Back in March, there were 300 tourists here, but now it's down to around 150. Slowly, people have been leaving on repatriation flights – but Helen and I don't qualify for a ticket. We're British, but because we're residents of the UAE the embassy flights aren't open to us – and even if they were, where would we stay in the UK? We'd arrive with our suitcases full of holiday clothes, with nowhere to quarantine ourselves. It's also £1,000 ($1,833) for a one-way ticket.
Meanwhile, the UAE government hasn't offered us any repatriation flights, and residents now need a new permit before we can re-enter the country. They're notoriously hard to get: we've applied four times now, and been rejected every time. We're on a Facebook group for stranded UAE expats, and it has over 21,000 members – each with their own story to tell.

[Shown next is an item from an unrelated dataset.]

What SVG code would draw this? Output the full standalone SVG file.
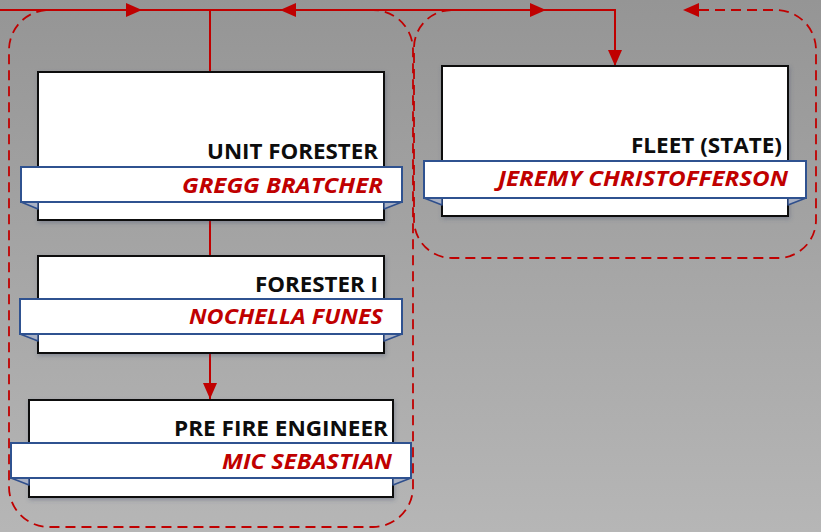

By not being a resident citizen of a country, you really have no place at all: I've always known it, but this saga has really nailed it home.
So, we've decided to make the most of our situation. I'm fortunate that I usually work remotely, and I'm used to joining video meetings across multiple time zones. But now I can jump in the pool between calls! I work from my room, swatting away the mosquitoes and sweating under a slow ceiling fan. The jungle is great, but it isn't the easiest working environment.
I've even managed to find myself a gym – though really it's just an outdoor yard with concrete weights and a wooden bench nailed to a palm tree.
Our accommodation is insanely cheap, around £445 per month. All of the hotels have really had to drop their rates, because they're fighting for the few tourists that are left. Though of course, I've still got all my usual outgoings in Dubai: my apartment costs around £26,500 a year to rent, but it's basically just been furniture storage for the last three months.
Emirates are resuming passenger flights on July 1, and we've booked tickets to Dubai on 6 July – that'll be Day 116 of our holiday. But of course, there's no guarantee we'll get re-entry permits by then.
Internal flights aren't running yet, though some local ferries are starting to operate. I've heard there's one to Manila – it takes two days. It'll be a slog, but we'll just have to suck it up. After all, we've been so fortunate to live in this lockdown bubble. As long as I have that permit and that flight, I can handle anything else.